Note that upper- and lower-case letters in the file names appear in this
field exactly as they appear in the actual file name, because on some
computer systems upper and lower-case letters are distinct.

Scanning record file name:  The exact file name of the scanning record itself.

Note:  an optional field containing any desired string.  If this field is
not empty, a properly constructed browser or print program will display its
contents to the reader.

Map:  Every scanned image is represented by a Map: field.  This is the only
field that may appear more than once in the scanning record.  All Map
fields must be together at the end of the scanning record.  With one
exception, every Map field consists of an image file name followed by an
equal sign followed by an image content identifier.  The content identifier
must be one of the following:

     scancontrol              Scanning project control form
     control                  Government control form
     calibration              Test target
     agent                    Logo of the scanning agent
     blank                    Blank page inserted to maintain duplex
printing order
     spine                    Image intended for the book spine
     cover                    Image intended for the book cover
     unnumbered               Publisher did not intend a page number
     page                     Publisher's intended page number, even if omitted
     supporting               Material not intended for display or printing

The content identifier "calibration" is followed by a string that
identifies a calibration test target.  The content identifier "page" is
followed by a string that represents a publisher's originally assigned page
number.  A Map field may contain just the string "...", which means that
the preceding and following Map fields are the beginning and the end of a
consecutive series of numbered pages.  The order of the Map fields is taken
to be the order in which the images they describe are intended to be
printed or displayed.


-------------------------

Open questions:

1.  The "Document series" field is probably not needed, because the
information is contained in the document label field.

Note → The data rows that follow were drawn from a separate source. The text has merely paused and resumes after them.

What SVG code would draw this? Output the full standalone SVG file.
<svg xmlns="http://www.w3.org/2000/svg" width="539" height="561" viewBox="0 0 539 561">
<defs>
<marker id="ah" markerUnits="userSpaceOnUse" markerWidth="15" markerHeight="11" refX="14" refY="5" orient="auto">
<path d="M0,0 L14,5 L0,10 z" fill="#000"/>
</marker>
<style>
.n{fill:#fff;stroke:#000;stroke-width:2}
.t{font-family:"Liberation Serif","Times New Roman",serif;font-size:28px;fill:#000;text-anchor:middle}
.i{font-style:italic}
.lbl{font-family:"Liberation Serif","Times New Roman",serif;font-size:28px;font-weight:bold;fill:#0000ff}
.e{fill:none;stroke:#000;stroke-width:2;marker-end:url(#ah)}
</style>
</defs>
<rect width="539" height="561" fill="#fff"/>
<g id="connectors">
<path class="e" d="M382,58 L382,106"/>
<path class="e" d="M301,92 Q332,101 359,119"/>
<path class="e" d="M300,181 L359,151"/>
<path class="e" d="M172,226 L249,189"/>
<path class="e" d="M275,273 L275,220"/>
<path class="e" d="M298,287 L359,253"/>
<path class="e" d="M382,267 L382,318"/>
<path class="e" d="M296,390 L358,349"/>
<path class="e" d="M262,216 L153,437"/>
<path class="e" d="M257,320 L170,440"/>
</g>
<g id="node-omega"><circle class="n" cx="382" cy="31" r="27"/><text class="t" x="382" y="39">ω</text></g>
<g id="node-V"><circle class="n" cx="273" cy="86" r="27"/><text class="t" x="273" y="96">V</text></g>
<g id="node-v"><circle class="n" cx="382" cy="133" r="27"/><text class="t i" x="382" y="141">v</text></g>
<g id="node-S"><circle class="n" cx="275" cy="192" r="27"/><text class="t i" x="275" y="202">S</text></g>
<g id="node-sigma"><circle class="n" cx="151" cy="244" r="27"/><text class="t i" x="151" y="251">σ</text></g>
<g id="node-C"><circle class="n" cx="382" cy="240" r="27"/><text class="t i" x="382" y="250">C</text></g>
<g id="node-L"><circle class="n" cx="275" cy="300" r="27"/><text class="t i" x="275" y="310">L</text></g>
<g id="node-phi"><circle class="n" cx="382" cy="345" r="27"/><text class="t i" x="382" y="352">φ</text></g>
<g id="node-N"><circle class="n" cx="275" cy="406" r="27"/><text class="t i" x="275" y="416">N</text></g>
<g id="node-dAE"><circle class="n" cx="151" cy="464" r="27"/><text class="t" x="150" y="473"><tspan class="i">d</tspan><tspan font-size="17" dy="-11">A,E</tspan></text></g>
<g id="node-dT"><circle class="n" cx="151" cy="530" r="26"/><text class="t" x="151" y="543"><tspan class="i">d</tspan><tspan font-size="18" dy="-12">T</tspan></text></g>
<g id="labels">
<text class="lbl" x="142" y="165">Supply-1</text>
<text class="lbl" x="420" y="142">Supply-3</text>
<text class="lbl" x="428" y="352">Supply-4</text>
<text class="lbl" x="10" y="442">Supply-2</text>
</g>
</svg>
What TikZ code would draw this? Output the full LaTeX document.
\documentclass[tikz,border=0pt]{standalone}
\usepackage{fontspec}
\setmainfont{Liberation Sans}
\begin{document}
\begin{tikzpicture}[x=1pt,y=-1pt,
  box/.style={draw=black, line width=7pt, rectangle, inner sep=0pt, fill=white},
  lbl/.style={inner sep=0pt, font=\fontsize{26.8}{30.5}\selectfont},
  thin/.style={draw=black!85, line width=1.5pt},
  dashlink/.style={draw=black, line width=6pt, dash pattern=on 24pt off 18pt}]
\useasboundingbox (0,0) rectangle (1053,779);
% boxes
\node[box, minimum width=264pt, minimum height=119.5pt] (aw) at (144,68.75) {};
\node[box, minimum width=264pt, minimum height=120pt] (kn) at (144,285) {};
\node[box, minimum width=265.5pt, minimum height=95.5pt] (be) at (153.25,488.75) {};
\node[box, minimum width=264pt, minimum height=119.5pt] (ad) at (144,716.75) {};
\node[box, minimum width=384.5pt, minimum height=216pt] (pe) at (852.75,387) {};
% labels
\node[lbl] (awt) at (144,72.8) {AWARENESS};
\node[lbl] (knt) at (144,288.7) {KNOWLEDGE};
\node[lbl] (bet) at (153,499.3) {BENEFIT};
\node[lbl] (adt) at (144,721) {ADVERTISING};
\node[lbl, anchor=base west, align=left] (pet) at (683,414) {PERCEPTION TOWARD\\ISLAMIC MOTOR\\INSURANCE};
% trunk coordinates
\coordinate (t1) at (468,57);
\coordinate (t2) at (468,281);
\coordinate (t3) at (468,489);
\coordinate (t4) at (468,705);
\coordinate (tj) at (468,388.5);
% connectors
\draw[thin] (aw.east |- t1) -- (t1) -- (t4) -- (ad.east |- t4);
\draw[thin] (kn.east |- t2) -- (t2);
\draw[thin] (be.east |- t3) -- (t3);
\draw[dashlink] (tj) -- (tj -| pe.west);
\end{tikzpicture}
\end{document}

2.  The "File name generator" field may not be needed, because all file
names are explicitly listsed in the map.

3.  Original and printed sheet sizes are not recorded; they probably should
be, because some older TR's are printed in a 6 x 9-inch format from 8.5 x
11-inch originals, and other TR's may be printed from pages produced on
cut-sheet printers.

4.  The original document date isn't captured.  Should it be?

5.  Need systematic way to insert scanning agent logo on cover page.

6.  The content identifiers "scancontrol" and "spine" could be handled as
"supporting", with their intended use appearing as comments.

7.  The conventional file names suggested here are a little different from
those currently in use, but they are completely arbitrary.  The form of the
map defined here eliminates any need for a program to gather information
from a file name except when using consecutive image numbers to deduce
consecutive page numbers.

8.  There is no support for bringing the reader's attention to the
copyright notice.  One suspects that some scheme will be needed for a
browser to locate that notice and display it.  (Since TR's and TM's
generally don't have copyright notices, this issue isn't particularly
pressing.)

------------------------------------------------


Acknowledgement:  This note is expanded from a set of ideas originally
developed at a Library 2000 group meeting on March 17, 1994.  Discussants:
Jack Eisan, Mitchell Charity, Ali Alavi, Sally Richter, Mary Anne Ladd,
Jeremy Hylton, Geoff Seyon, Eytan Adar, Greg Anderson, Jerry Saltzer.
Since that time additional suggestions and ideas have come from Michael
Cook, Gillian Elcock, Yoav Yerushalmi, and Andrew Kass.